Scots are eating 25% less potato than they did 10 years ago, causing concern among nutritionists and politicians alike.
The findings were published last week in a review of Scotland's Dietary Action Plan, chaired by Tim Lang, who declared that the £100m 10-year project had failed on many key aims.
As well as failing to boost fruit and veg consumption beyond its 1995 average of 250g a day - approximately three helpings - the plan also missed its target for potato consumption.
Instead of raising
consumption of fresh potato by a quarter to 125g
a week, average intake has actually fallen to 68g.
Health minister Andy Kerr admitted that much remained to be done to change Scotland's culture of poor eating habits, all the more so because it appeared from the survey that more deprived families were eating more fresh potatoes. Among wealthier people, consumption only averaged 55g a week.

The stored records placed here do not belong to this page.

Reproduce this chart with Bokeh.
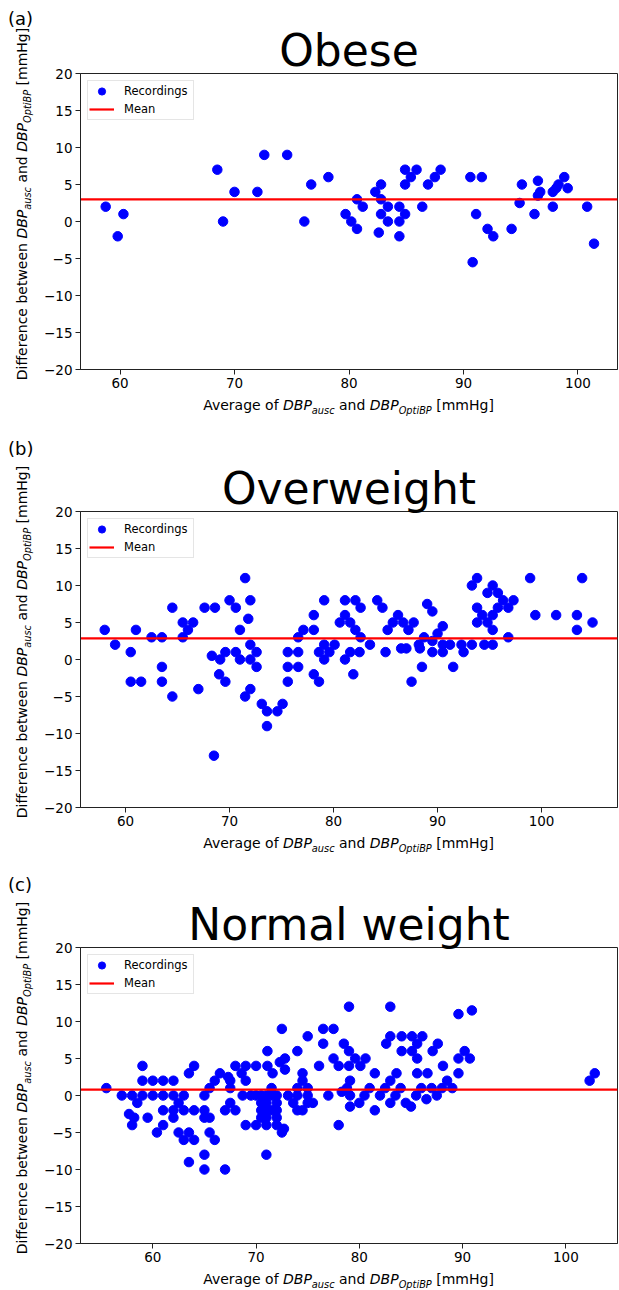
from bokeh.plotting import figure
from bokeh.models import Range1d, FixedTicker, Legend, LegendItem, Div, Title
from bokeh.layouts import column, row
from bokeh.embed import file_html
from bokeh.resources import INLINE

FONT = "DejaVu Sans"

# ---------------- data ----------------
titles = ["Obese", "Overweight", "Normal weight"]
letters = ["(a)", "(b)", "(c)"]
x_ticks = [60, 70, 80, 90, 100]
y_ticks = [-20, -15, -10, -5, 0, 5, 10, 15, 20]
y_tick_labels = ["−20", "−15", "−10", "−5", "0", "5", "10", "15", "20"]

obese_x = [58.75, 59.8, 60.3, 68.5, 69.0, 70.0, 72.0, 72.6, 74.6, 76.1, 76.7, 78.2,
           79.7, 80.2, 80.7, 80.7, 81.2, 82.3, 82.8, 82.8, 83.4, 82.8, 83.4, 82.6,
           84.4, 84.9, 84.4, 84.4, 84.9, 85.9, 85.4, 84.9, 86.4, 86.9, 87.5, 88.0,
           90.6, 91.6, 90.8, 91.1, 92.1, 92.6, 94.2, 94.9, 95.1, 96.2, 96.5, 96.5,
           96.7, 97.8, 97.8, 98.1, 98.3, 98.8, 99.1, 100.8, 101.4]
obese_y = [2, -2, 1, 7, 0, 4, 4, 9, 9, 0, 5, 6,
           1, 0, -1, 3, 2, 4, 5, 3, 2, 1, 0, -1.5,
           2, 1, 0, -2, 7, 7, 6, 5, 2, 5, 6, 7,
           6, 6, -5.5, 1, -1, -2, -1, 2.5, 5, 1, 5.5, 3.5,
           4, 2, 4, 4.5, 5, 6, 4.5, 2, -3]
obese_mean = 3.0

over_x = [58.0, 59.0, 61.0, 62.5, 63.5, 64.5, 65.5, 65.5, 66.0, 66.5, 67.6, 68.6,
          70.0, 70.6, 71.5, 72.0, 71.8, 71.0, 72.0, 72.6, 69.6, 70.6, 68.3, 75.6,
          76.6, 76.6, 77.1, 78.1, 78.1, 79.1, 78.6, 79.1, 79.6, 80.1, 81.1, 80.6,
          81.1, 81.6, 82.1, 82.6, 82.1, 82.6, 84.2, 84.7, 85.2, 85.7, 86.2, 86.7,
          87.2, 87.7, 89.0, 89.5, 90.5, 90.0, 88.7, 88.2, 89.5, 90.5, 91.2, 87.0,
          88.3, 92.3, 93.3, 93.3, 93.8, 93.8, 94.3, 93.8, 94.8, 95.3, 95.8, 96.3,
          95.8, 95.3, 94.8, 95.3, 95.3, 96.8, 97.3, 96.8, 98.9, 99.4, 101.4, 103.4,
          103.9, 103.4, 104.9,
          60.5, 63.5, 60.5, 61.5, 63.5, 64.5, 67.0, 69.1, 71.0, 69.0, 69.6, 72.0,
          72.6, 72.0, 71.5, 73.1, 73.6, 74.6, 75.1, 73.6, 68.5, 75.6, 76.6, 75.6,
          78.1, 78.6, 79.1, 81.1, 81.6, 81.9,
          82.5, 83.5, 85.0, 86.5, 87.5, 88.5, 89.5, 90.5, 91.5, 92.5, 94.5]
over_y = [4, 2, 4, 3, 3, 7, 5, 3, 4, 5, 7, 7,
          8, 7, 11, 8, 5.5, 4, 2, 1, 1, 1, 0.5, 1,
          1, 3, 4, 4, 6, 8, 1, 2, 1, 2, 8, 5,
          6, 5, 8, 7, 4, 3, 8, 7, 4, 5, 6, 5,
          4, 5, 7.5, 6.5, 4.5, 3.5, 3, 2, 2.5, 2, 2, 1.5,
          1.5, 2, 2, 10, 11, 7, 6, 5, 9, 10, 9, 8,
          7, 6, 5, 4, 2, 7, 8, 3, 11, 6, 6, 6,
          11, 4, 5,
          1, -1, -3, -3, -3, -5, -4, 0, 0, -2, -3, 0,
          -1, -4, -5, -6, -7, -7, -6, -9, -13, -1, -1, -3,
          -2, -3, 0, 0, 1, -2,
          1, 2, 1, 1.5, -3, -1, 1, 1, -1, 1, 2]
over_mean = 2.85

norm_x = [59.0, 59.0, 60.0, 61.0, 62.0, 63.5, 64.0, 66.0, 66.5, 67.3, 68.0, 69.0,
          70.0, 68.6, 71.1, 71.1, 71.6, 72.5, 72.3, 72.8, 72.8, 74.0, 74.5, 75.0,
          76.1, 76.5, 77.5, 76.5, 77.5, 78.0, 78.5, 79.0, 79.0, 79.0,
          83.0, 89.6, 90.9, 79.6, 80.6, 80.1, 81.5, 83.0, 84.1, 85.1, 86.1, 82.6,
          85.6, 87.6, 84.1, 85.1, 87.1, 85.6, 89.6, 90.7, 90.2, 88.1, 89.6, 83.6,
          83.0, 85.6, 86.6, 79.1, 102.8, 102.3,
          55.5, 57.0, 58.0, 59.0, 60.0, 61.0, 62.0, 63.0, 58.5, 57.7, 58.2, 59.5,
          58.0, 61.0, 62.0, 61.0, 60.4, 62.0, 62.5, 63.0, 64.0, 63.5, 62.5, 63.0,
          64.0, 65.0, 65.0, 65.5, 65.5, 66.0, 65.0, 63.5, 65.0, 67.0, 65.0, 65.5,
          67.0, 67.5, 68.0, 67.5, 67.5, 69.0,
          68.7, 69.5, 70.0, 70.5, 71.0, 71.5, 72.0, 70.5, 71.0, 72.0, 70.5, 71.0,
          71.5, 72.0, 70.5, 71.0, 72.0, 69.0, 70.0, 71.0, 72.0, 72.5, 72.7, 71.0,
          71.5, 73.1, 74.0, 75.0, 73.6, 74.0, 74.5, 75.0, 74.0, 74.5, 75.0, 75.5,
          77.0, 78.0, 78.3, 78.8, 79.1, 79.1,
          80.0, 80.5, 81.0, 81.5, 82.0, 82.5, 83.0, 83.5, 84.0, 84.5, 85.0, 85.5,
          86.0, 86.5, 87.0, 87.5, 88.0, 88.5, 89.0]
norm_y = [4, 2, 2, 2, 2, 3, 4, 2, 3, 2.5, 4, 4,
          4, 3, 4, 6, 3, 9, 4.5, 5, 3.5, 6, 3, 8,
          4, 9, 9, 7, 5, 4, 7, 6, 12, 4,
          12, 11, 11.5, 5, 5, 4, 3, 8, 8, 8, 8, 7,
          7, 7, 6, 6, 6, 5, 5, 5, 6, 4, 3, 3,
          2, 3, 3, 2, 3, 2,
          1, 0, 0, 0, 0, 0, 0, 0, -1, -2.5, -3, -3,
          -4, -2, -2, -4, -5, -3, -5, -6, -6, -5, -1, -2,
          -2, -2, -3, -3, -5, -6, -8, -9, -10, -10, 0, 1,
          -2, -1, -2, 2, 1, 2,
          0, 0, 0, 0, 0, 0, 0, -1, -1, -1, -2, -2,
          -2, -2, -3, -3, -3, -4, -4, -4, -4, -5, -4.5, -8,
          1, 0, 0, 0, -1, -2, -2, -1, 1, 2, 1, -1,
          0, -4, 0.5, 1, 0, -1.5,
          -1, 0, 1, -2, 0, 1, -1, 0, 1, -1, -1.5, 0,
          1, -0.5, 1, 0, 1, 2, 1]
norm_mean = 0.8

# ---------------- geometry ----------------
SIDE_W = 36          # column holding the panel letter and the rotated y label
FIG_W = 583
FIG_TOP = 73
FRAME_H = 296
FIG_BOTTOM = 30
FIG_H = FIG_TOP + FRAME_H + FIG_BOTTOM
FIG_LEFT = 44
FIG_RIGHT = 2
FRAME_CX = FIG_LEFT + (FIG_W - FIG_LEFT - FIG_RIGHT) / 2.0
YLABEL_SHIFT = -17

BASE = ("position:absolute;white-space:nowrap;font-family:'DejaVu Sans',sans-serif;"
        "color:#000;margin:0;padding:0;")
SUBSTYLE = "font-size:9.8px;line-height:1;vertical-align:-3.5px;font-style:italic;"


def rich_label(first):
    return (first + "<i>DBP</i><span style='" + SUBSTYLE + "'>ausc</span> and "
            "<i>DBP</i><span style='" + SUBSTYLE + "'>OptiBP</span> [mmHg]")


def panel(i, xs, ys, mean, xr, block_h, letter_top):
    p = figure(width=FIG_W, height=FIG_H, x_range=Range1d(*xr), y_range=Range1d(-20, 20),
               output_backend="svg", toolbar_location=None, title=None,
               min_border_left=FIG_LEFT, min_border_right=FIG_RIGHT,
               min_border_top=FIG_TOP, min_border_bottom=FIG_BOTTOM)
    p.background_fill_color = "white"
    p.border_fill_color = "white"
    p.grid.visible = False
    p.outline_line_color = "#222222"
    p.outline_line_width = 1
    p.xaxis.ticker = FixedTicker(ticks=x_ticks)
    p.yaxis.ticker = FixedTicker(ticks=y_ticks)
    p.yaxis.major_label_overrides = dict(zip(y_ticks, y_tick_labels))
    for ax in (p.xaxis[0], p.yaxis[0]):
        ax.major_tick_out = 5
        ax.major_tick_in = 0
        ax.minor_tick_out = 0
        ax.minor_tick_in = 0
        ax.major_label_standoff = 3
        ax.major_label_text_font = FONT
        ax.major_label_text_font_size = "13.5px"
        ax.major_label_text_color = "black"
        ax.axis_line_color = "#222222"
        ax.major_tick_line_color = "#222222"

    title = Title(text=titles[i], align="center", vertical_align="bottom",
                  text_font=FONT, text_font_size="44px", text_font_style="normal",
                  text_color="black", standoff=-4)
    p.add_layout(title, "above")

    sc = p.scatter(xs, ys, size=9.5, fill_color="#0000ff", line_color="#0000ff")
    ln = p.line([xr[0], xr[1]], [mean, mean], line_color="#ff0000", line_width=2.2)

    leg = Legend(items=[LegendItem(label="Recordings", renderers=[sc]),
                        LegendItem(label="Mean", renderers=[ln])],
                 location="top_left")
    leg.label_text_font = FONT
    leg.label_text_font_size = "11.5px"
    leg.label_text_color = "black"
    leg.glyph_width = 25
    leg.glyph_height = 18
    leg.label_height = 18
    leg.label_width = 68
    leg.label_standoff = 10
    leg.padding = 1
    leg.margin = 7
    leg.spacing = 0
    leg.border_line_color = "#cccccc"
    leg.border_line_width = 1
    leg.background_fill_alpha = 0.8
    p.add_layout(leg)

    # x axis label
    xl_html = ("<div style=\"" + BASE + "font-size:14px;line-height:16px;"
               "left:" + str(FRAME_CX) + "px;top:-1.85px;transform:translateX(-50%);\">"
               + rich_label("Average of ") + "</div>")
    x_div = Div(text=xl_html, width=FIG_W, height=block_h - FIG_H, margin=(0, 0, 0, 0))

    # panel letter and rotated y label
    center_y = FIG_TOP + FRAME_H / 2.0 + YLABEL_SHIFT
    side_html = ("<div style=\"" + BASE + "font-size:18px;line-height:22px;left:8px;top:"
                 + str(letter_top) + "px;\">" + letters[i] + "</div>"
                 "<div style=\"" + BASE + "font-size:14px;line-height:16px;left:14.15px;top:"
                 + str(center_y) + "px;transform-origin:0 0;"
                 "transform:rotate(-90deg) translateX(-50%);\">"
                 + rich_label("Difference between ") + "</div>")
    side_div = Div(text=side_html, width=SIDE_W, height=block_h, margin=(0, 0, 0, 0))

    return row(side_div, column(p, x_div, spacing=0), spacing=0)


ba = panel(0, obese_x, obese_y, obese_mean, (56.55, 103.45), 438, 8.4)
bb = panel(1, over_x, over_y, over_mean, (55.67, 107.3), 436, 0.4)
bc = panel(2, norm_x, norm_y, norm_mean, (53.0, 105.0), 416, 0)

layout = column(ba, bb, bc, spacing=0)
open("out.html", "w").write(file_html(layout, INLINE))
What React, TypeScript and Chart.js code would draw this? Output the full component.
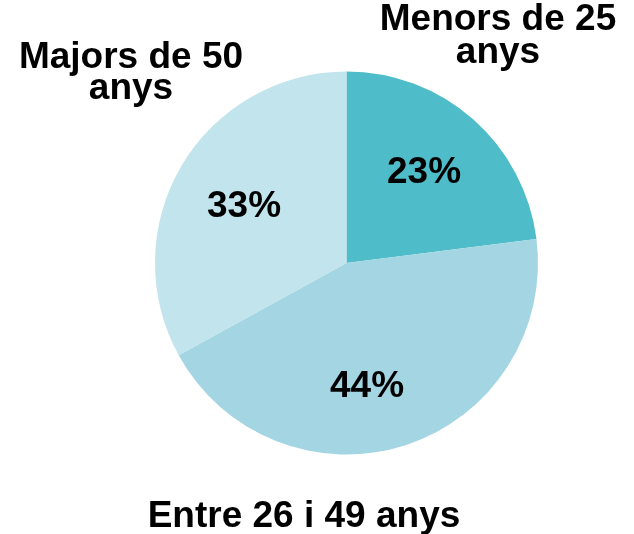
import React, { useEffect, useRef } from "react";
import { Chart, registerables } from "chart.js";

Chart.register(...registerables);

const categories = ["Menors de 25 anys", "Entre 26 i 49 anys", "Majors de 50 anys"];
const values = [23, 44, 33];
const percentLabels = ["23%", "44%", "33%"];
const colors = ["#4fbdc9", "#a3d5e3", "#c2e4ec"];

// Outer labels: text lines, centre x and baseline y for each line
const outerLabels = [
  { lines: ["Menors de 25", "anys"], x: 498, y: [30, 63] },
  { lines: ["Entre 26 i 49 anys"], x: 304, y: [527] },
  { lines: ["Majors de 50", "anys"], x: 131, y: [68, 99] },
];
const percentPos = [
  { x: 424, y: 183 },
  { x: 367, y: 397 },
  { x: 244, y: 217 },
];

const textPlugin = {
  id: "textPlugin",
  afterDatasetsDraw(chart: any) {
    const ctx = chart.ctx;
    ctx.save();
    ctx.fillStyle = "#000";
    ctx.textAlign = "center";
    ctx.textBaseline = "alphabetic";
    ctx.font = "bold 37px 'Liberation Sans', Arial, sans-serif";
    percentLabels.forEach((t, i) => {
      ctx.fillText(t, percentPos[i].x, percentPos[i].y);
    });
    outerLabels.forEach((l) => {
      l.lines.forEach((line, j) => ctx.fillText(line, l.x, l.y[j]));
    });
    ctx.restore();
  },
};

export default function App() {
  const ref = useRef<HTMLCanvasElement>(null);
  useEffect(() => {
    if (!ref.current) return;
    const chart = new Chart(ref.current, {
      type: "pie",
      data: {
        labels: categories,
        datasets: [
          {
            data: values,
            backgroundColor: colors,
            borderWidth: 0,
          },
        ],
      },
      options: {
        animation: false,
        responsive: false,
        layout: { padding: { left: 155, right: 96, top: 71, bottom: 79 } },
        plugins: {
          legend: { display: false },
          tooltip: { enabled: false },
        },
      },
      plugins: [textPlugin],
    });
    return () => chart.destroy();
  }, []);
  return (
    <div style={{ position: "fixed", left: 0, top: 0, width: 634, height: 534, background: "#fff" }}>
      <canvas ref={ref} width={634} height={534} style={{ width: 634, height: 534 }} />
    </div>
  );
}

Denis Alder at the British Potato Council warned that it was only a small survey, which could prove inaccurate. But he said that the UK-wide trend was one of light decline in individual potato consumption.
"Over the past 10 years, potato consumption has declined by 1% or 2% per capita. Overall, though, it's gone up because of population increase.
"In 1995 to 2000 there was a decline in fresh potato consumption and an increase in processed. But over the past three years that trend has been reversed so that fresh is back up again.
"If people are eating less in Scotland then we must be eating more in England."
The fall in fresh potato production corresponds in part to a rise in processed potato sales. In theory that is an added-value market that should be good news for farmers, but the returns rarely reach the farmgate.
The supply situation in Scotland is extremely tight and the squeeze from the big four means that the normal rules of supply and demand are skewed.